Quando a segurança abriu a porta, senti como se entrasse num ventre da noite.
A Pink Flamingo tinha um borogodó raro: homens de bermuda acima do joelho, corpos de Zeus, gringos loiros, negros cariocas, certinhos, caretas — todo mundo no mesmo caldeirão da carençolândia, como diria Xico Sá. Uns de camisa da moda marrom, outros de jeans e pochete. Se os “gurus da moda” dizem que não pode, lá tem alguém usando com orgulho e pose.
A música era um delírio pop das antigas: Spice Girls, Backstreet Boys, Madonna, Britney, Cher, tudo embalado por fumaça vermelha, luzes estroboscópicas e drinks fluorescentes nas mãos dos convidados.
No banheiro unissex, meu amigo carioca voltou esbaforido:
— Puta que pariu!
— O que foi?
— Tinha uma mulher retocando o rímel no mictório.

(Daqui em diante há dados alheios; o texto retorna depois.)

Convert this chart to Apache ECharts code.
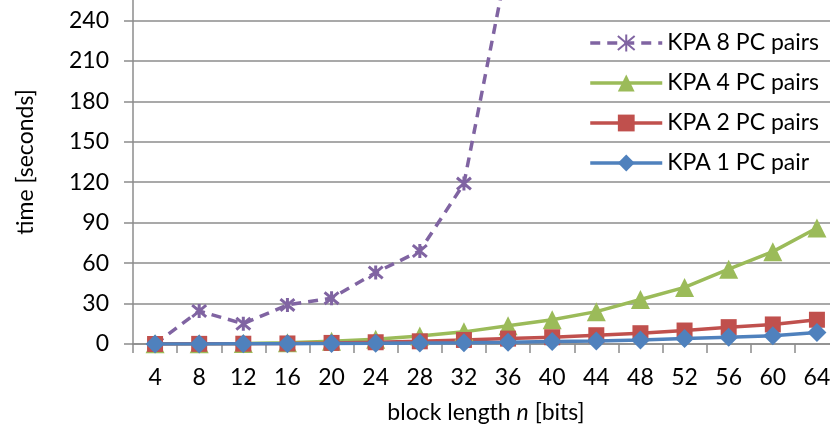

Entrei. Lá estavam ela, uma travesti altíssima e um homem bonito dividindo o espelho com a naturalidade de quem compartilha segredos num confessionário. Pensei: esse banheiro merecia uma crônica só pra ele.
No salão, curiosamente, quase ninguém se olhava. O flerte parecia fora de moda. As pessoas dançavam, bebiam, vibravam com as drags — poucas e deslumbrantes. Uma delas, pendurada no teto como um anjo barroco, dublava *Toxic* com a segurança de quem poderia substituir Britney num Super Bowl. Outra, de vestido dourado, desceu do palco e me sussurrou no ouvido:
— Vou mijar.
Saí rindo.
— Cara, aqui é ótimo pra trazer as namoradas — disse meu amigo carioca.
— Por quê?
— Porque ninguém mexe.
Mas havia exceções, claro: uma mulher beijava “o único hétero do rolê”; um cara, de camisa social e olhar perdido, se aconchegava no colo de uma travesti no canto do salão — como se ela fosse o colo do mundo. Um grã-fino, lindo como um galã de novela, passeava de mãos dadas com duas gatas num trisal cinematográfico — de causar inveja. Ou melhor: de admirar, porque ter inveja é feio.
Mas o que mais me encantou foi um velho, setentão, saindo de lá com um negro de beleza fulminante. *Love comes to everyone*, como dizia George Harrison. Esse casal merece uma crônica só pra eles.
Tudo ali me fez constatar o óbvio: eu adoro os gays. Que gente bonita, livre, alegre. O mundo podia ser uma grande Pink Flamingo — um hino à liberdade, ao amor e à ousadia.
Quer saber se fiquei sozinho? Não. Porque ninguém é de ferro. Mas por hoje, a crônica termina aqui.